A Novel Block Chain Technology

T. Tejaswini, T.Vamshi Krishna, S.Teja Reddy, A. Pranay

Abstract


In today's connected and integrated world, economic activity takes place in business networks that span national, geographic, and jurisdictional boundaries. Business networks typically come together at marketplaces where the participants, such as producers, consumers, suppliers, partners, market makers/enablers, and other stakeholders own, control, and exercise their rights, privileges, and entitlements on objects of value known as assets. Assets can be tangible and physical, such as cars,

homes, or strawberries, or intangible and virtual, such as deeds, patents, and stock certificates. Asset ownership and transfers are the transactions that create value in a business network. Transactions typically involve various participants like buyers, sellers, and intermediaries (such as banks, auditors, or notaries) whose business agreements and contracts are recorded in ledgers. A business typically uses multiple ledgers to keep track of asset ownership and asset transfers between participants in its various

lines of businesses. Ledgers are the systems of record (SORs) for a business's economic activities and interests. A distributed ledger is a type of database that is shared, replicated, and synchronized among the members of a network.

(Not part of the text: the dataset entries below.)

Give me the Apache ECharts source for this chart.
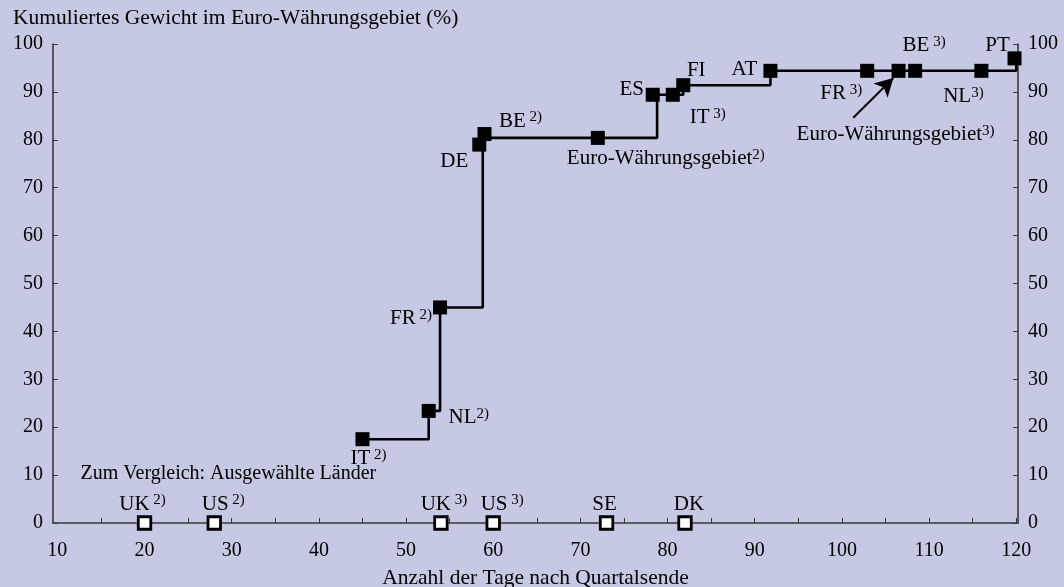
<!DOCTYPE html>
<html><head><meta charset="utf-8">
<script src="https://cdn.jsdelivr.net/npm/echarts@6/dist/echarts.min.js"></script>
<style>html,body{margin:0;padding:0;background:#c5c9e3}#c{width:1064px;height:587px}</style>
</head><body><div id="c"></div>
<script>
// ---- data ----
const euroNames   = ['IT','NL','FR','DE','BE','Euro-Währungsgebiet','ES','IT','FI','AT','FR','Euro-Währungsgebiet','BE','NL','PT'];
const euroNotes   = [' 2)','2)',' 2)','',' 2)','2)','',' 3)','','',' 3)','3)',' 3)','3)',''];
const euroDays    = [45, 52.6, 53.9, 58.4, 59, 72, 78.3, 80.6, 81.8, 91.8, 102.9, 106.5, 108.4, 116, 119.8];
const euroWeights = [17.5, 23.4, 45, 79, 81.2, 80.4, 89.4, 89.4, 91.4, 94.4, 94.4, 94.4, 94.4, 94.4, 97];
const stepDays    = [45, 52.6, 53.9, 58.8, 78.8, 81.8, 91.8, 120];
const stepWeights = [17.5, 23.4, 45, 80.4, 89.4, 91.4, 94.4, 97];
const otherNames  = ['UK','US','UK','US','SE','DK'];
const otherNotes  = [' 2)',' 2)',' 3)',' 3)','',''];
const otherDays   = [20, 28, 54, 60, 73, 82];
const otherWeights= [0, 0, 0, 0, 0, 0];
const xTickLabels = [10,20,30,40,50,60,70,80,90,100,110,120];
const xMinorTicks = [15,20,25,30,35,40,45,50,55,60,65,70,75,80,85,90,95,100,105,110,115,120];
const yTickLabels = [0,10,20,30,40,50,60,70,80,90,100];
const arrowFrom = [101.3, 84.6];
const arrowTo   = [105.9, 92.9];
const noteText  = 'Zum Vergleich: Ausgewählte Länder';
const noteAnchor = [12.6, 10.2];
const yTitle = 'Kumuliertes Gewicht im Euro-Währungsgebiet (%)';
const xTitle = 'Anzahl der Tage nach Quartalsende';

// ---- styles ----
const FONT = '"Liberation Serif", "Times New Roman", serif';
const TXT = '#000';
const euroLabelOffsets = [[6,19],[40,7],[-29,11],[-25,17],[36,-13],[68,21],[-21,-5],[35,23],[13,-15],[-26,-1],[-26,23],[-3,64],[9,-25],[-18,26],[-17,-13]];
const otherLabelOffsets = [[-2,-19],[9,-19],[3,-19],[9,-19],[-2,-19],[4,-19]];
const rich = {
  b: {fontFamily: FONT, fontSize: 21, color: TXT, lineHeight: 22, textBorderWidth: 0},
  s: {fontFamily: FONT, fontSize: 15, color: TXT, lineHeight: 12, verticalAlign: 'top', textBorderWidth: 0}
};
function richLabel(name, note){ return '{b|' + name + '}' + (note ? '{s|' + note + '}' : ''); }

const euroData = euroDays.map((d,i)=>({
  value:[d, euroWeights[i]],
  label:{offset: euroLabelOffsets[i], formatter: richLabel(euroNames[i], euroNotes[i])}
}));
const otherData = otherDays.map((d,i)=>({
  value:[d, otherWeights[i]],
  label:{offset: otherLabelOffsets[i], formatter: richLabel(otherNames[i], otherNotes[i])}
}));
const stepData = stepDays.map((d,i)=>[d, stepWeights[i]]);

const axisLineStyle = {color:'#3a3a3a', width:1.6};
const yAxisCommon = {
  type:'value', min:0, max:100, interval:10,
  axisLine:{show:true, lineStyle:axisLineStyle},
  axisTick:{show:true, inside:true, length:5, lineStyle:{color:'#3a3a3a', width:1}},
  axisLabel:{fontFamily:FONT, fontSize:20, color:TXT, margin:10},
  splitLine:{show:false}
};
const labelBase = {show:true, position:'inside', rich:rich, color:TXT, opacity:1, textBorderWidth:0, textShadowBlur:0};

const chart = echarts.init(document.getElementById('c'), null, {renderer:'canvas'});
chart.setOption({
  backgroundColor:'#c5c9e3',
  animation:false,
  title:{text:yTitle, left:13, top:7, padding:0,
    textStyle:{fontFamily:FONT, fontSize:21.5, fontWeight:'normal', color:TXT}},
  grid:{left:53, right:46, top:44, bottom:64, containLabel:false, outerBoundsMode:'none'},
  xAxis:{
    type:'value', min:9.5, max:120.2,
    name:xTitle, nameLocation:'middle', nameGap:44,
    nameTextStyle:{fontFamily:FONT, fontSize:21.5, color:TXT},
    axisLine:{show:true, onZero:false, lineStyle:axisLineStyle},
    axisTick:{show:true, inside:true, length:5, customValues:xMinorTicks, lineStyle:{color:'#3a3a3a', width:1}},
    axisLabel:{fontFamily:FONT, fontSize:20, color:TXT, margin:18, customValues:xTickLabels},
    splitLine:{show:false}
  },
  yAxis:[
    Object.assign({position:'left'}, yAxisCommon),
    Object.assign({position:'right'}, yAxisCommon)
  ],
  series:[
    {
      type:'line', step:'end', data:stepData, showSymbol:false, symbol:'none',
      lineStyle:{color:'#000', width:2.6}, z:2, silent:true,
      markLine:{
        silent:true, symbol:['none','arrow'], symbolSize:[15,18],
        lineStyle:{color:'#000', width:2, type:'solid'},
        label:{show:false},
        data:[[{coord:arrowFrom},{coord:arrowTo}]]
      }
    },
    {
      type:'scatter', data:euroData, symbol:'rect', symbolSize:14,
      itemStyle:{color:'#000', opacity:1}, z:3,
      label:labelBase
    },
    {
      type:'scatter', data:otherData, symbol:'rect', symbolSize:12.5,
      itemStyle:{color:'#fff', borderColor:'#000', borderWidth:2.8, opacity:1}, z:3,
      label:labelBase,
      markPoint:{
        silent:true, symbol:'rect', symbolSize:1, itemStyle:{color:'rgba(0,0,0,0)'},
        label:{show:true, position:'right', distance:0, fontFamily:FONT, fontSize:20, color:TXT, formatter:noteText},
        data:[{coord:noteAnchor}]
      }
    }
  ]
});
</script>
</body></html>
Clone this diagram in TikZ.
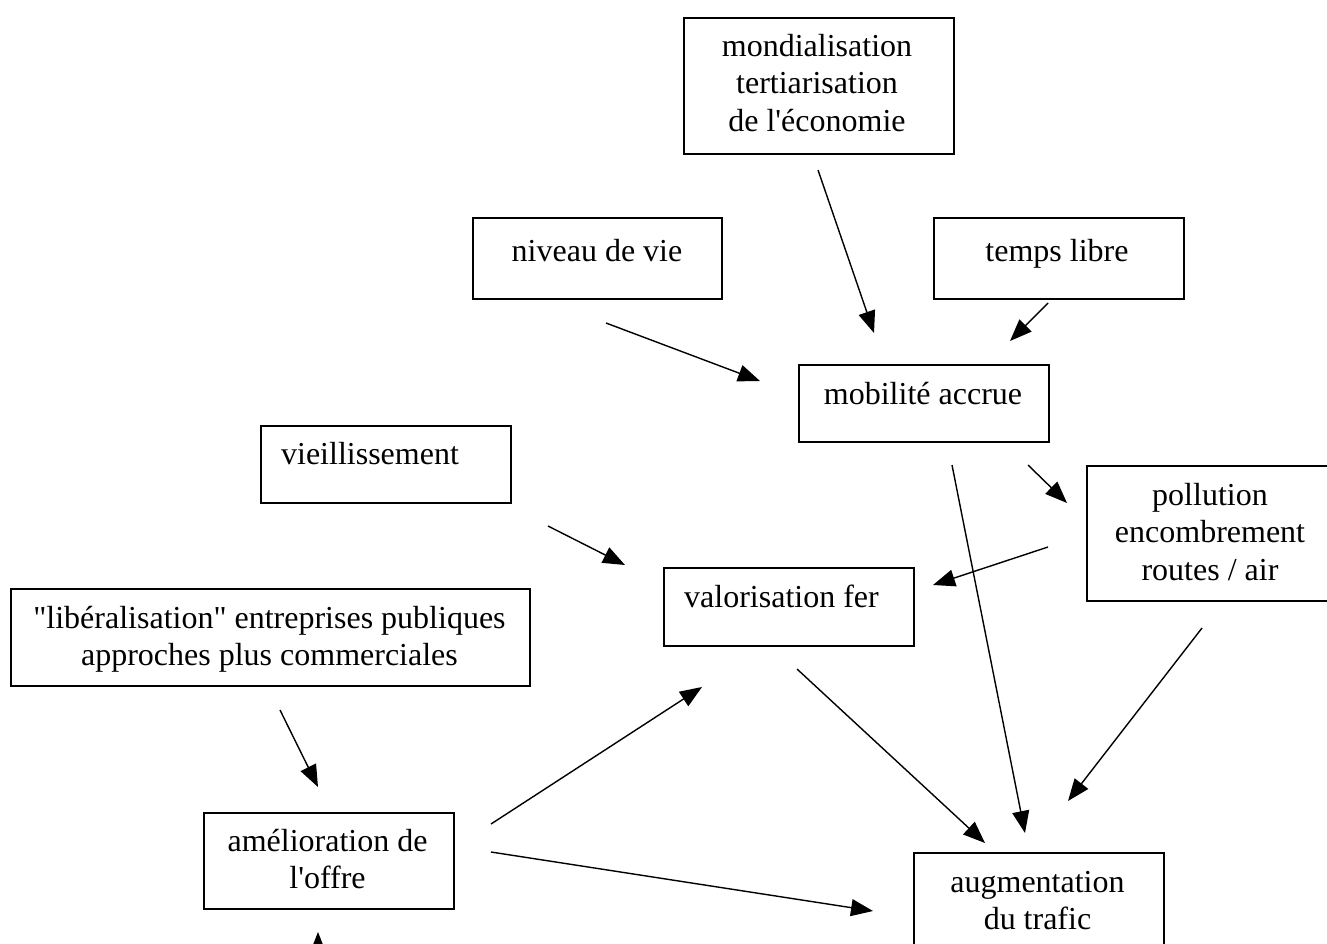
\documentclass[tikz,border=0pt]{standalone}
\usepackage{fontspec}
\setmainfont{Liberation Serif}[Ligatures=TeXOff]
\usetikzlibrary{arrows.meta}
\newcommand\mlines[1]{\vtop{\halign{\hfil##\hfil\cr#1\crcr}}}
\begin{document}
\begin{tikzpicture}[x=0.5pt,y=-0.5pt,
  box/.style={draw, line width=0.9pt, inner sep=0, anchor=north west},
  txt/.style={anchor=base, inner sep=0, font=\fontsize{16}{18.75}\selectfont},
  arr/.style={-{Triangle[length=11pt,width=8.5pt]}, line width=0.7pt}]
\clip (0,0) rectangle (1327,943);
\fill[white] (0,0) rectangle (1327,943);
% boxes
\node[box, minimum width=135pt, minimum height=68pt] (mond) at (683,17) {};
\node[box, minimum width=124.5pt, minimum height=40.5pt] (niv) at (472,217) {};
\node[box, minimum width=125pt, minimum height=40.5pt] (temps) at (933,217) {};
\node[box, minimum width=125pt, minimum height=38.5pt] (mob) at (798,364) {};
\node[box, minimum width=125pt, minimum height=38.5pt] (vieil) at (260,425) {};
\node[box, minimum width=130pt, minimum height=67.5pt] (poll) at (1086,465) {};
\node[box, minimum width=125pt, minimum height=39pt] (val) at (663,567) {};
\node[box, minimum width=259.5pt, minimum height=48.5pt] (lib) at (10,588) {};
\node[box, minimum width=125pt, minimum height=48pt] (aml) at (203,812) {};
\node[box, minimum width=125pt, minimum height=60pt] (aug) at (913,852) {};
% texts
\node[txt] (tmond) at (817,56) {\mlines{mondialisation\cr tertiarisation\cr de l'économie}};
\node[txt] (tniv) at (597,261) {niveau de vie};
\node[txt] (ttemps) at (1057,261) {temps libre};
\node[txt] (tmob) at (923,404) {mobilité accrue};
\node[txt] (tvieil) at (370,464) {vieillissement};
\node[txt] (tpoll) at (1210,505) {\mlines{pollution\cr encombrement\cr routes / air}};
\node[txt] (tval) at (781.5,607) {valorisation fer};
\node[txt] (tlib) at (269.5,628) {\mlines{"libéralisation" entreprises publiques\cr approches plus commerciales}};
\node[txt] (taml) at (327.5,851) {\mlines{amélioration de\cr l'offre}};
\node[txt] (taug) at (1037.5,892) {\mlines{augmentation\cr du trafic}};
% arrow end points
\coordinate (a1) at (818,170);  \coordinate (a2) at (874,333);
\coordinate (b1) at (1048,303); \coordinate (b2) at (1010,341);
\coordinate (c1) at (606,323);  \coordinate (c2) at (760,381);
\coordinate (d1) at (1028,465); \coordinate (d2) at (1067,503);
\coordinate (e1) at (1048,547); \coordinate (e2) at (933,585);
\coordinate (f1) at (952,465);  \coordinate (f2) at (1025,833);
\coordinate (g1) at (548,526);  \coordinate (g2) at (625,565);
\coordinate (h1) at (797,669);  \coordinate (h2) at (985,843);
\coordinate (i1) at (1202,628); \coordinate (i2) at (1068,801);
\coordinate (j1) at (280,710);  \coordinate (j2) at (318,787);
\coordinate (k1) at (491,824);  \coordinate (k2) at (702,687);
\coordinate (l1) at (491,852);  \coordinate (l2) at (873,911);
\coordinate (m1) at (318,980);  \coordinate (m2) at (318,932);
% arrows
\draw[arr] (a1) -- (a2);
\draw[arr] (b1) -- (b2);
\draw[arr] (c1) -- (c2);
\draw[arr] (d1) -- (d2);
\draw[arr] (e1) -- (e2);
\draw[arr] (f1) -- (f2);
\draw[arr] (g1) -- (g2);
\draw[arr] (h1) -- (h2);
\draw[arr] (i1) -- (i2);
\draw[arr] (j1) -- (j2);
\draw[arr] (k1) -- (k2);
\draw[arr] (l1) -- (l2);
\draw[arr] (m1) -- (m2);
\end{tikzpicture}
\end{document}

          The distributed ledger records the transactions, such as the exchange of assets or data, among the participants in the network. Participants in the network govern and agree by consensus on the updates to the records in the ledger. No central, third-party mediator, such as a financial institution or clearinghouse, is involved. Every record in the distributed ledger has a timestamp and unique cryptographic signature, thus making the ledger an auditable history of all transactions in the network. One implementation of distributed ledger technology is the open source hyper ledger Fabric block chain.Current business ledgers in use today are deficient in many ways. They are inefficient, costly, non- transparent, and subject to fraud and misuse. These problems stem from reliance on centralized, trust-based, third-party systems, such as financial institutions, clearinghouses, and other mediators of existing institutional arrangements. These centralized, trust-based ledger systems lead to bottlenecks and slowdowns of transaction settlements. Lack of transparency, as well as susceptibility to corruption and fraud, lead to disputes. Having to resolve disputes and possibly reverse transactions or provide insurance for transactions is costly. These risks and uncertainties contribute to missed business opportunities. Furthermore, out-of- sync copies of business ledgers on each network participant’s own systems lead to faulty business decisions made on temporary, incorrect data. At best, the ability to make a fully informed decision is delayed while differing copies of the ledgers are resolved.